Chris Melia, great-uncle to Christina, made the following statement on behalf of her family.
Christina’s parents, Jason and Kathleen, her brother, Ryan and sister, Joanne, together with her wider family, continue to try to come to terms with the tragic loss of Christina and the senseless circumstances surrounding her death on March 7, just two weeks after her 16th birthday.
To find ourselves in this position is both alien and deeply traumatic – especially so for her parents. An ordinary, quiet and hardworking family has experienced the horror, distress and pain associated with such a devastating crime, along with the resultant loss of privacy.
At the same time, many acts of kindness, often from people who never knew Christina, have been very comforting.
Christina was a beautiful, bright, caring girl, loved by everyone. Jason and Kathleen have been touched by many special messages they have received from people who knew Christina and tributes from her teachers and friends in the school yearbook have been deeply moving. Her headmaster said: “If a school could choose its pupils it would be full of Christinas.”

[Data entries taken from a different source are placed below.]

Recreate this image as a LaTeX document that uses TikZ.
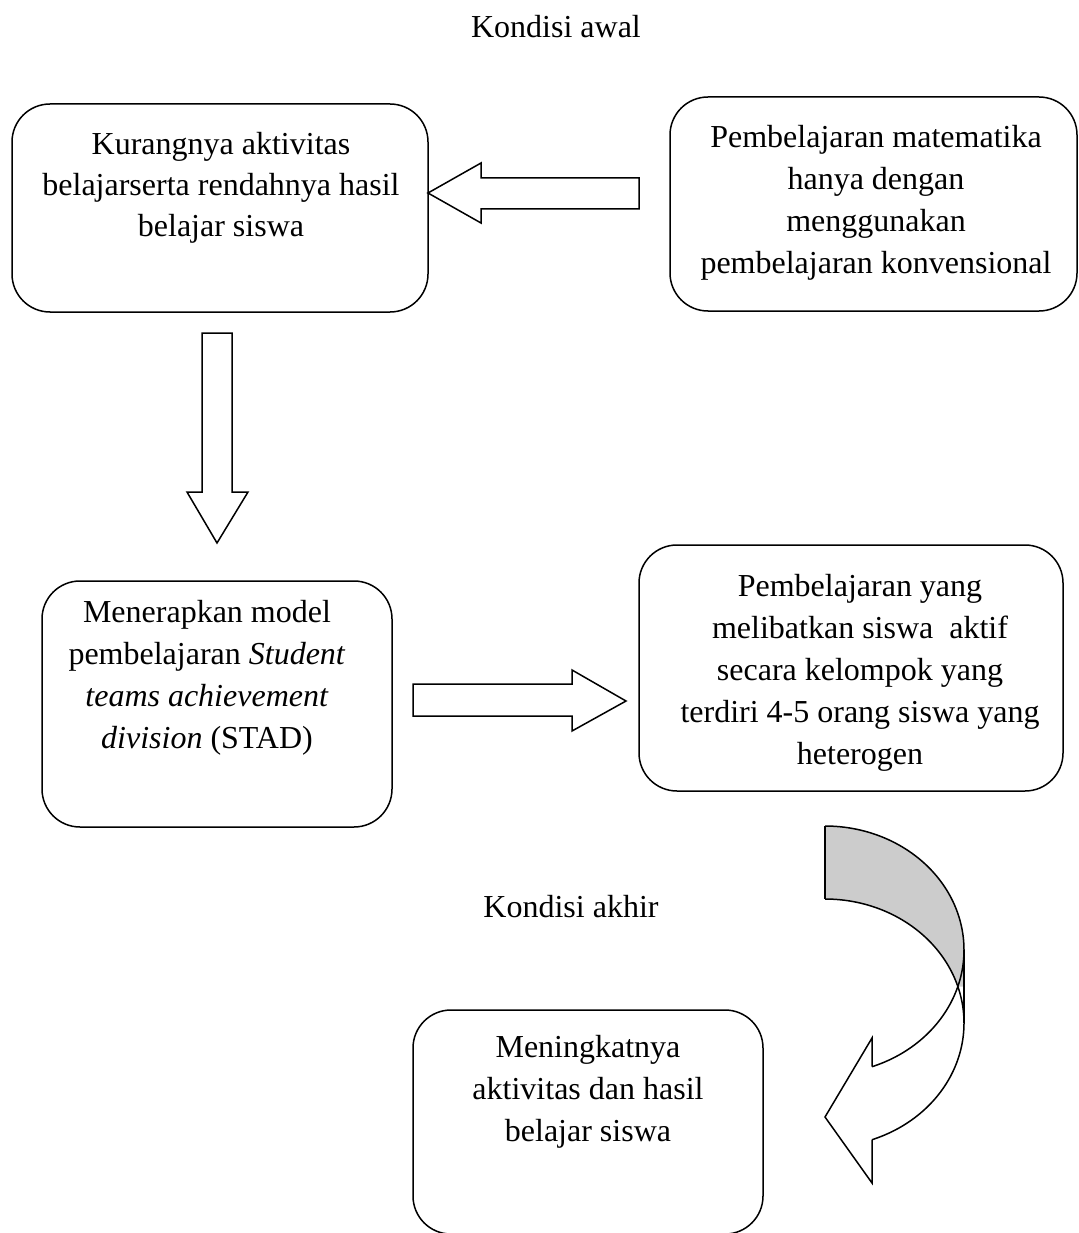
\documentclass[tikz,border=0pt]{standalone}
\usepackage{fontspec}
\setmainfont{Liberation Serif}
\begin{document}
\begin{tikzpicture}[x=1pt,y=-1pt,
  box/.style={draw,line width=1.5pt,rounded corners=38pt,inner sep=0pt,outer sep=0pt},
  txt/.style={align=center,inner sep=0pt,font=\fontsize{32}{42}\selectfont},
  blk/.style={draw,line width=1.5pt,fill=white,line join=miter},
  label/.style={inner sep=0pt,font=\fontsize{32}{42}\selectfont}]
\useasboundingbox (0,0) rectangle (1078,1233);

% boxes
\node[box,minimum width=416pt,minimum height=208pt] (b1) at (220,208) {};
\node[box,minimum width=407pt,minimum height=214pt] (b2) at (873.5,204) {};
\node[box,minimum width=350pt,minimum height=246pt] (b3) at (217,704) {};
\node[box,minimum width=424pt,minimum height=246pt] (b4) at (851,668) {};
\node[box,minimum width=350pt,minimum height=224pt] (b5) at (588,1122) {};

% texts
\node[label] (k0) at (556,27) {Kondisi awal};
\node[label] (k1) at (571,907) {Kondisi akhir};
\node[txt,font=\fontsize{32}{41}\selectfont] (t1) at (221,188) {Kurangnya aktivitas\\belajarserta rendahnya hasil\\belajar siswa};
\node[txt] (t2) at (876,203) {Pembelajaran matematika\\hanya dengan\\menggunakan\\pembelajaran konvensional};
\node[txt] (t3) at (207,678) {Menerapkan model\\pembelajaran \textit{Student}\\\textit{teams achievement}\\\textit{division} (STAD)};
\node[txt] (t4) at (860,673) {Pembelajaran yang\\melibatkan siswa\ \ aktif\\secara kelompok yang\\terdiri 4-5 orang siswa yang\\heterogen};
\node[txt] (t5) at (588,1092) {Meningkatnya\\aktivitas dan hasil\\belajar siswa};

% block arrow b2 -> b1
\coordinate (a1tip) at (b1.east |- 0,193);
\draw[blk] (639,178) -- (481,178) -- (481,163) -- (a1tip) -- (481,223) -- (481,209) -- (639,209) -- cycle;

% block arrow b1 -> b3
\coordinate (a2tip) at (217,543);
\draw[blk] (202,333) -- (232,333) -- (232,492) -- (248,492) -- (a2tip) -- (187,492) -- (202,492) -- cycle;

% block arrow b3 -> b4
\coordinate (a3tip) at (626,701);
\draw[blk] (413,684) -- (572,684) -- (572,670) -- (a3tip) -- (572,731) -- (572,716) -- (413,716) -- cycle;

% curved arrow b4 -> b5
\fill[fill={rgb,255:red,204;green,204;blue,204}] (825,826)
  -- plot[domain=-90:0,samples=60] ({825+139*cos(\x)},{950+124*sin(\x)})
  -- (964,986.5)
  -- plot[domain=-17.1:-90,samples=60] ({825+139*cos(\x)},{1023+124*sin(\x)})
  -- cycle;
\draw[line width=1.5pt] plot[domain=-90:70.2,samples=120] ({825+139*cos(\x)},{950+124*sin(\x)});
\draw[line width=1.5pt] plot[domain=-90:70.2,samples=120] ({825+139*cos(\x)},{1023+124*sin(\x)});
\draw[line width=1.5pt] (825,826) -- (825,899);
\draw[line width=1.5pt] (964,950) -- (964,1023);
\coordinate (a4tip) at (825,1117);
\draw[line width=1.5pt,line join=miter] (872,1139.7) -- (872,1183) -- (a4tip) -- (872,1038) -- (872,1066.7);
\end{tikzpicture}
\end{document}
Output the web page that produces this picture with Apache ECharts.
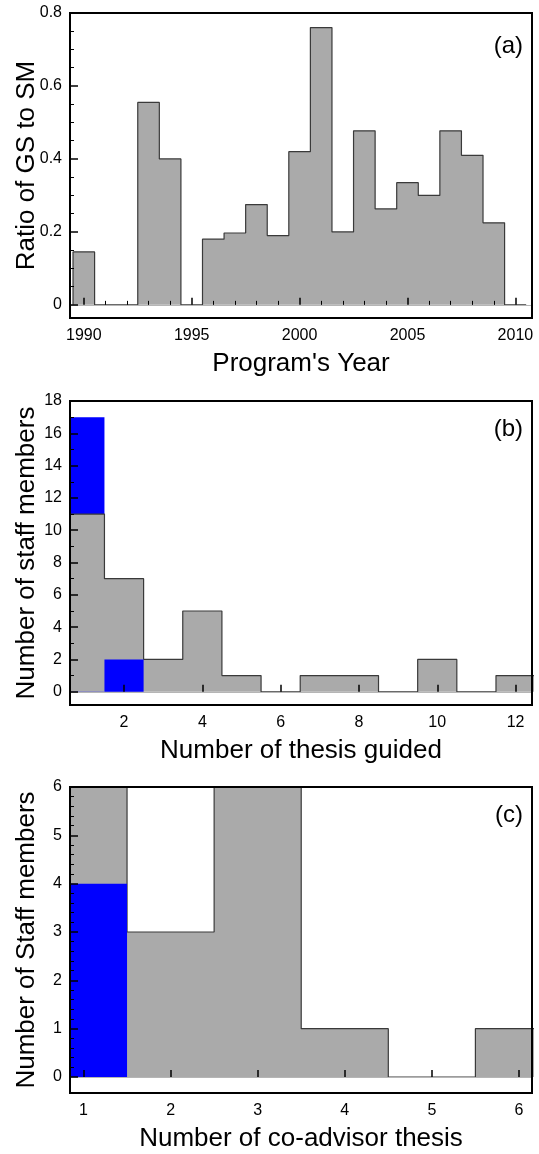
<!DOCTYPE html>
<html><head><meta charset="utf-8">
<script src="https://cdn.jsdelivr.net/npm/echarts@6/dist/echarts.min.js"></script>
<style>html,body{margin:0;padding:0;background:#fff}#c{width:539px;height:1154px}</style>
</head><body><div id="c"></div>
<script>
// ---------- Panel (a) ----------
const yearsA = [1990,1991,1992,1993,1994,1995,1996,1997,1998,1999,2000,2001,2002,2003,2004,2005,2006,2007,2008,2009,2010];
const ratioA = [0.145,0,0,0.555,0.40,0,0.18,0.197,0.275,0.19,0.42,0.76,0.20,0.477,0.263,0.335,0.30,0.477,0.41,0.225,0];
const yTicksA = [0,0.2,0.4,0.6,0.8];
const yMinorA = [0.05,0.1,0.15,0.25,0.3,0.35,0.45,0.5,0.55,0.65,0.7,0.75];
const xTicksA = [1990,1995,2000,2005,2010];
const xMinorA = [1991,1992,1993,1994,1996,1997,1998,1999,2001,2002,2003,2004,2006,2007,2008,2009];

// ---------- Panel (b) ----------
const thesisB = [1,2,3,4,5,6,7,8,9,10,11,12];
const staffB  = [11,7,2,5,1,0,1,1,0,2,0,1];
const blueB   = [17,2,0,0,0,0,0,0,0,0,0,0];
const yTicksB = [0,2,4,6,8,10,12,14,16,18];
const yMinorB = [1,3,5,7,9,11,13,15,17];
const xTicksB = [2,4,6,8,10,12];

// ---------- Panel (c) ----------
const coAdvC = [1,2,3,4,5,6];
const staffC = [6,3,6,1,0,1];
const blueC  = [4,0,0,0,0,0];
const yTicksC = [0,1,2,3,4,5,6];
const yMinorC = [0.2,0.4,0.6,0.8,1.2,1.4,1.6,1.8,2.2,2.4,2.6,2.8,3.2,3.4,3.6,3.8,4.2,4.4,4.6,4.8,5.2,5.4,5.6,5.8];
const xTicksC = [1,2,3,4,5,6];

const FONT = 'Liberation Sans, Arial, Helvetica, sans-serif';
const GRAY = '#aaaaaa', EDGE = '#3a3a3a', BLUE = '#0000ff';

// histogram outline points at bin edges (bins of width 1 centred on the categories)
function stepEdges(centers, vals) {
  const pts = [[centers[0] - 0.5, 0]];
  centers.forEach((c, i) => pts.push([c - 0.5, vals[i]]));
  const last = centers[centers.length - 1] + 0.5;
  pts.push([last, vals[vals.length - 1]]);
  pts.push([last, 0]);
  return pts;
}

const grids = [
  {left: 70, top: 13, width: 462, height: 305},
  {left: 70, top: 401, width: 462, height: 304},
  {left: 70, top: 787, width: 462, height: 306}
].map(g => Object.assign({show: true, borderColor: '#000', borderWidth: 2, backgroundColor: 'transparent',
  z: 10, containLabel: false, outerBoundsMode: 'none'}, g));

const panels = [
  {x: yearsA, v: ratioA, blue: null, xr: [1989.36, 2010.77], yr: [-0.036, 0.8],
   xt: xTicksA, xm: xMinorA, yt: yTicksA, ym: yMinorA,
   xname: "Program's Year", yname: 'Ratio of GS to SM'},
  {x: thesisB, v: staffB, blue: blueB, xr: [0.62, 12.42], yr: [-0.82, 18],
   xt: xTicksB, xm: [], yt: yTicksB, ym: yMinorB,
   xname: 'Number of thesis guided', yname: 'Number of staff members'},
  {x: coAdvC, v: staffC, blue: blueC, xr: [0.845, 6.15], yr: [-0.33, 6],
   xt: xTicksC, xm: [], yt: yTicksC, ym: yMinorC,
   xname: 'Number of co-advisor thesis', yname: 'Number of Staff members'}
];

const plain = v => String(Math.round(v * 1000) / 1000);

const xAxis = [], yAxis = [], series = [];
panels.forEach((p, gi) => {
  const xi = xAxis.length, yi = yAxis.length;
  xAxis.push({
    type: 'value', gridIndex: gi, position: 'bottom', min: p.xr[0], max: p.xr[1], z: 10,
    axisLine: {show: false}, splitLine: {show: false},
    axisTick: {show: true, inside: true, length: 7, customValues: p.xt, lineStyle: {color: '#000', width: 1.5}},
    axisLabel: {customValues: p.xt, formatter: plain, color: '#000', fontSize: 16, fontFamily: FONT, margin: 10},
    name: p.xname, nameLocation: 'middle', nameGap: 33, nameMoveOverlap: false,
    nameTextStyle: {fontSize: 26, color: '#000', fontFamily: FONT}
  });
  xAxis.push({
    type: 'value', gridIndex: gi, position: 'bottom', min: p.xr[0], max: p.xr[1], z: 10,
    axisLine: {show: false}, splitLine: {show: false}, axisLabel: {show: false},
    axisTick: {show: p.xm.length > 0, inside: true, length: 4, customValues: p.xm.length ? p.xm : [p.xr[0]], lineStyle: {color: '#000', width: 1}}
  });
  yAxis.push({
    type: 'value', gridIndex: gi, position: 'left', min: p.yr[0], max: p.yr[1], z: 10,
    axisLine: {show: false}, splitLine: {show: false},
    axisTick: {show: true, inside: true, length: 8, customValues: p.yt, lineStyle: {color: '#000', width: 1.5}},
    axisLabel: {customValues: p.yt, formatter: plain, color: '#000', fontSize: 16, fontFamily: FONT, margin: 8},
    name: p.yname, nameLocation: 'middle', nameGap: 30, nameMoveOverlap: false,
    nameTextStyle: {fontSize: 26, color: '#000', fontFamily: FONT}
  });
  yAxis.push({
    type: 'value', gridIndex: gi, position: 'left', offset: 0, min: p.yr[0], max: p.yr[1], z: 10,
    axisLine: {show: false}, splitLine: {show: false}, axisLabel: {show: false},
    axisTick: {show: true, inside: true, length: 4, customValues: p.ym, lineStyle: {color: '#000', width: 1}}
  });

  // light zero baseline
  series.push({
    type: 'line', xAxisIndex: xi, yAxisIndex: yi, data: [], z: 1, silent: true,
    markLine: {silent: true, symbol: 'none', label: {show: false},
      lineStyle: {color: '#b5b5b5', type: 'solid', width: 1}, data: [{yAxis: 0}]}
  });

  if (p.blue) {
    // taller blue bins sit behind the gray histogram
    series.push({
      type: 'line', xAxisIndex: xi, yAxisIndex: yi, z: 1, step: 'end', symbol: 'none', silent: true, clip: true,
      lineStyle: {width: 0, opacity: 0}, areaStyle: {color: BLUE, opacity: 1},
      data: stepEdges(p.x, p.x.map((c, i) => p.blue[i] > p.v[i] ? p.blue[i] : 0))
    });
  }
  series.push({
    type: 'line', xAxisIndex: xi, yAxisIndex: yi, z: 2, step: 'end', symbol: 'none', silent: true, clip: true,
    lineStyle: {color: EDGE, width: 1.2},
    areaStyle: {color: GRAY, opacity: 1},
    data: stepEdges(p.x, p.v)
  });
  if (p.blue) {
    // shorter blue bins are drawn in front
    series.push({
      type: 'line', xAxisIndex: xi, yAxisIndex: yi, z: 3, step: 'end', symbol: 'none', silent: true, clip: true,
      lineStyle: {width: 0, opacity: 0}, areaStyle: {color: BLUE, opacity: 1},
      data: stepEdges(p.x, p.x.map((c, i) => p.blue[i] <= p.v[i] ? p.blue[i] : 0))
    });
  }
});

const chart = echarts.init(document.getElementById('c'), null, {renderer: 'canvas'});
chart.setOption({
  animation: false,
  backgroundColor: '#fff',
  grid: grids,
  xAxis: xAxis,
  yAxis: yAxis,
  series: series,
  graphic: [
    {type: 'text', right: 16, top: 34, z: 20, style: {text: '(a)', font: '24px ' + FONT, fill: '#000'}},
    {type: 'text', right: 16, top: 417, z: 20, style: {text: '(b)', font: '24px ' + FONT, fill: '#000'}},
    {type: 'text', right: 16, top: 803, z: 20, style: {text: '(c)', font: '24px ' + FONT, fill: '#000'}}
  ]
});
</script></body></html>
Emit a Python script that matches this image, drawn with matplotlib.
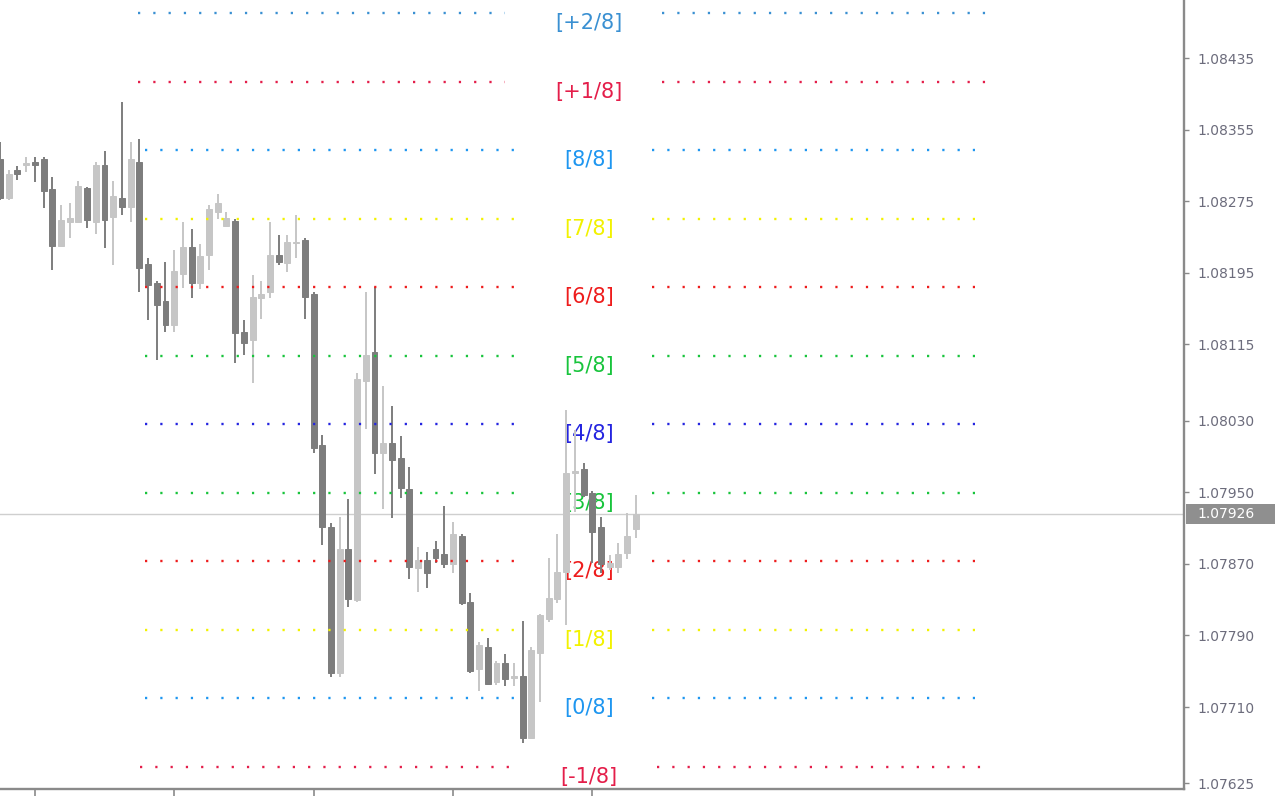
import numpy as np
import matplotlib
matplotlib.use("Agg")
import matplotlib.pyplot as plt
from matplotlib.patches import Rectangle
import matplotlib.transforms as mtransforms

# ---------------- data ----------------
opens = [1.08322, 1.08279, 1.08310, 1.08315, 1.08319, 1.08322, 1.08289, 1.08225, 1.08252, 1.08252,
         1.08290, 1.08252, 1.08315, 1.08257, 1.08279, 1.08269, 1.08319, 1.08205, 1.08184, 1.08164,
         1.08137, 1.08194, 1.08224, 1.08184, 1.08215, 1.08263, 1.08247, 1.08253, 1.08129, 1.08120,
         1.08167, 1.08174, 1.08215, 1.08206, 1.08228, 1.08232, 1.08171, 1.08003, 1.07911, 1.07748,
         1.07887, 1.07830, 1.08074, 1.08107, 1.07994, 1.08005, 1.07988, 1.07954, 1.07865, 1.07874,
         1.07887, 1.07881, 1.07870, 1.07901, 1.07827, 1.07752, 1.07777, 1.07738, 1.07759, 1.07742,
         1.07745, 1.07675, 1.07770, 1.07808, 1.07831, 1.07861, 1.07971, 1.07976, 1.07949, 1.07911,
         1.07866, 1.07866, 1.07882, 1.07909]
highs = [1.08341, 1.08310, 1.08314, 1.08324, 1.08324, 1.08324, 1.08302, 1.08271, 1.08273, 1.08298,
         1.08291, 1.08319, 1.08331, 1.08298, 1.08386, 1.08341, 1.08345, 1.08212, 1.08186, 1.08207,
         1.08221, 1.08252, 1.08244, 1.08227, 1.08271, 1.08283, 1.08263, 1.08255, 1.08142, 1.08193,
         1.08186, 1.08252, 1.08237, 1.08237, 1.08260, 1.08234, 1.08174, 1.08014, 1.07916, 1.07922,
         1.07942, 1.08083, 1.08174, 1.08179, 1.08069, 1.08046, 1.08013, 1.07978, 1.07889, 1.07883,
         1.07895, 1.07935, 1.07917, 1.07903, 1.07837, 1.07783, 1.07787, 1.07761, 1.07769, 1.07759,
         1.07806, 1.07777, 1.07814, 1.07876, 1.07903, 1.08042, 1.08019, 1.07983, 1.07951, 1.07922,
         1.07880, 1.07893, 1.07927, 1.07947]
lows = [1.08276, 1.08276, 1.08299, 1.08308, 1.08296, 1.08267, 1.08198, 1.08224, 1.08234, 1.08251,
        1.08245, 1.08238, 1.08223, 1.08204, 1.08260, 1.08252, 1.08174, 1.08142, 1.08098, 1.08129,
        1.08129, 1.08178, 1.08167, 1.08177, 1.08198, 1.08255, 1.08246, 1.08094, 1.08103, 1.08072,
        1.08143, 1.08167, 1.08204, 1.08196, 1.08212, 1.08143, 1.07994, 1.07891, 1.07744, 1.07744,
        1.07822, 1.07827, 1.08021, 1.07970, 1.07931, 1.07921, 1.07943, 1.07853, 1.07838, 1.07843,
        1.07871, 1.07865, 1.07860, 1.07824, 1.07748, 1.07728, 1.07735, 1.07735, 1.07733, 1.07733,
        1.07670, 1.07674, 1.07716, 1.07805, 1.07826, 1.07802, 1.07928, 1.07945, 1.07871, 1.07860,
        1.07863, 1.07860, 1.07875, 1.07899]
closes = [1.08279, 1.08305, 1.08305, 1.08318, 1.08315, 1.08286, 1.08225, 1.08254, 1.08256, 1.08292,
          1.08254, 1.08315, 1.08254, 1.08281, 1.08269, 1.08322, 1.08200, 1.08181, 1.08159, 1.08137,
          1.08197, 1.08224, 1.08184, 1.08214, 1.08266, 1.08273, 1.08256, 1.08128, 1.08117, 1.08168,
          1.08171, 1.08215, 1.08207, 1.08229, 1.08229, 1.08168, 1.07999, 1.07911, 1.07748, 1.07887,
          1.07831, 1.08076, 1.08103, 1.07994, 1.08005, 1.07986, 1.07955, 1.07866, 1.07874, 1.07860,
          1.07876, 1.07870, 1.07903, 1.07826, 1.07750, 1.07779, 1.07736, 1.07759, 1.07741, 1.07745,
          1.07675, 1.07774, 1.07813, 1.07832, 1.07861, 1.07971, 1.07974, 1.07947, 1.07906, 1.07870,
          1.07871, 1.07881, 1.07901, 1.07926]

level_names = ["[+2/8]", "[+1/8]", "[8/8]", "[7/8]", "[6/8]", "[5/8]", "[4/8]",
               "[3/8]", "[2/8]", "[1/8]", "[0/8]", "[-1/8]"]
level_prices = [1.08485, 1.084085, 1.08332, 1.082555, 1.08179, 1.081025, 1.08026,
                1.079495, 1.07873, 1.077965, 1.07720, 1.076435]
level_colors = ["#3a90d2", "#e41e4a", "#1e96f0", "#f2f200", "#ee1c1c", "#18c43c", "#2424e0",
                "#18c43c", "#ee1c1c", "#f2f200", "#1e96f0", "#e41e4a"]

y_ticks = [1.08435, 1.08355, 1.08275, 1.08195, 1.08115, 1.08030, 1.07950,
           1.07870, 1.07790, 1.07710, 1.07625]
y_tick_labels = ["1.08435", "1.08355", "1.08275", "1.08195", "1.08115", "1.08030", "1.07950",
                 "1.07870", "1.07790", "1.07710", "1.07625"]
x_ticks = [4, 20, 36, 52, 68]
last_price = 1.07926
last_label = "1.07926"

# ---------------- styling / layout ----------------
plt.rcParams["font.family"] = ["DejaVu Sans"]
plt.rcParams["lines.scale_dashes"] = False

W, H = 1280, 800
fig = plt.figure(figsize=(W / 100, H / 100), dpi=100)
fig.patch.set_facecolor("white")
ax_right_px = 1184
ax_bottom_px = 11
ax = fig.add_axes([0, ax_bottom_px / H, ax_right_px / W, (H - ax_bottom_px) / H])
ax.set_facecolor("white")

bar_px = 8.71
y_lo, y_hi = 1.076184, 1.084998
ax.set_xlim(0, ax_right_px / bar_px)
ax.set_ylim(y_lo, y_hi)

# spines
for s in ["left", "top"]:
    ax.spines[s].set_visible(False)
for s in ["right", "bottom"]:
    ax.spines[s].set_color("#8a8a8a")
    ax.spines[s].set_linewidth(1.7)

ax.yaxis.tick_right()
ax.set_yticks(y_ticks)
ax.set_yticklabels(y_tick_labels)
ax.tick_params(axis="y", which="both", direction="out", length=3.5, width=1.0,
               color="#8a8a8a", pad=6.5, labelsize=10, labelcolor="#6c6c7c")
ax.set_xticks(x_ticks)
ax.set_xticklabels([])
ax.tick_params(axis="x", direction="out", length=5, width=1.2, color="#8a8a8a")

# current price line
ax.axhline(last_price, color="#cfcfcf", lw=1.0, zorder=1)

# Murrey level labels (behind candles)
label_x = 67.6
for name, price, col in zip(level_names, level_prices, level_colors):
    ax.text(label_x, price, name, color=col, fontsize=15, ha="center", va="top",
            zorder=1.5)

# candles
o = np.array(opens); h = np.array(highs); l = np.array(lows); c = np.array(closes)
x = np.arange(len(o))
bull = c >= o
cols = np.where(bull, "#c6c6c6", "#7d7d7d")
ax.vlines(x, l, h, colors=cols, lw=1.4, zorder=2)
ax.bar(x, c - o, bottom=o, width=0.68, color=cols, edgecolor=cols, linewidth=0.7, zorder=3)

# dotted level segments (in bar-index units)
segments = [
    [(15.8, 58.0), (76.0, 113.4)],
    [(15.8, 58.0), (76.0, 113.4)],
    [(16.6, 59.1), (74.9, 111.9)],
    [(16.6, 59.1), (74.9, 111.9)],
    [(16.6, 59.1), (74.9, 111.9)],
    [(16.6, 59.1), (74.9, 111.9)],
    [(16.6, 59.1), (74.9, 111.9)],
    [(16.6, 59.1), (74.9, 111.9)],
    [(16.6, 59.1), (74.9, 111.9)],
    [(16.6, 59.1), (74.9, 111.9)],
    [(16.6, 59.1), (74.9, 111.9)],
    [(16.1, 58.6), (75.4, 112.7)],
]
for price, col, segs in zip(level_prices, level_colors, segments):
    for (a, b) in segs:
        ax.plot([a, b], [price, price], color=col, lw=1.7, dashes=(1.6, 9.4),
                dash_capstyle="butt", zorder=4)

# last price box on the axis
px_to_price = (y_hi - y_lo) / (H - ax_bottom_px)
trans = mtransforms.blended_transform_factory(fig.transFigure, ax.transData)
rect = Rectangle((1186 / W, last_price - 10 * px_to_price), (1275 - 1186) / W, 20 * px_to_price,
                 transform=trans, facecolor="#8f8f8f", edgecolor="none", clip_on=False, zorder=5)
ax.add_patch(rect)
ax.text(1197 / W, last_price, last_label, transform=trans, color="white", fontsize=10,
        ha="left", va="center", zorder=6, clip_on=False)

fig.savefig("out.png", dpi=100, facecolor="white")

During the last seven months her family have faced many difficult situations as they struggle to live life without Christina:
- Walking to work by a different route to that shared with Christina on her way to the morning bus
- Their pride in her examination results, 11 subjects with grades from A* to C, together with the pain that her ambition to study to be a nurse or midwife will be unfulfilled
- The school prom passing by, an event Christina had been very much looking forward to. She had bought a beautiful lilac dress for the occasion and it was a family wish that she wore it on the day of her funeral.
- The tributes to Christina at the prom, which was dedicated to her, and the release of dozens of purple balloons, her favourite colour. Jason and Kathleen were touched by the invitation to attend the prom but felt unable to face such an emotion-filled event.
Nothing will restore Christina to us. The loss of a child is the worst thing that can happen, made even more grievous by such a senseless crime as this. The family are all innocent victims and must pay the penalty as we stand by helplessly and watch the lives of the people we love shattered like precious glass, knowing we can never put the fragile pieces back together.
Now the family asks the question: ‘when this man was discharged from prison on December 13, 2012, why was the recommendation (made a few weeks earlier by mental health experts) that he be supervised after release while adjusting to life back in the community, not followed up?’
The Crown Court hearing today brings an element of resolution in that the custodial sentence passed means that the public is protected from this man.
However, he was allowed the freedom not only to take the life on an innocent child, but in doing so, to ensure that the lives of the people whom she loved are forever affected as a result of this crime.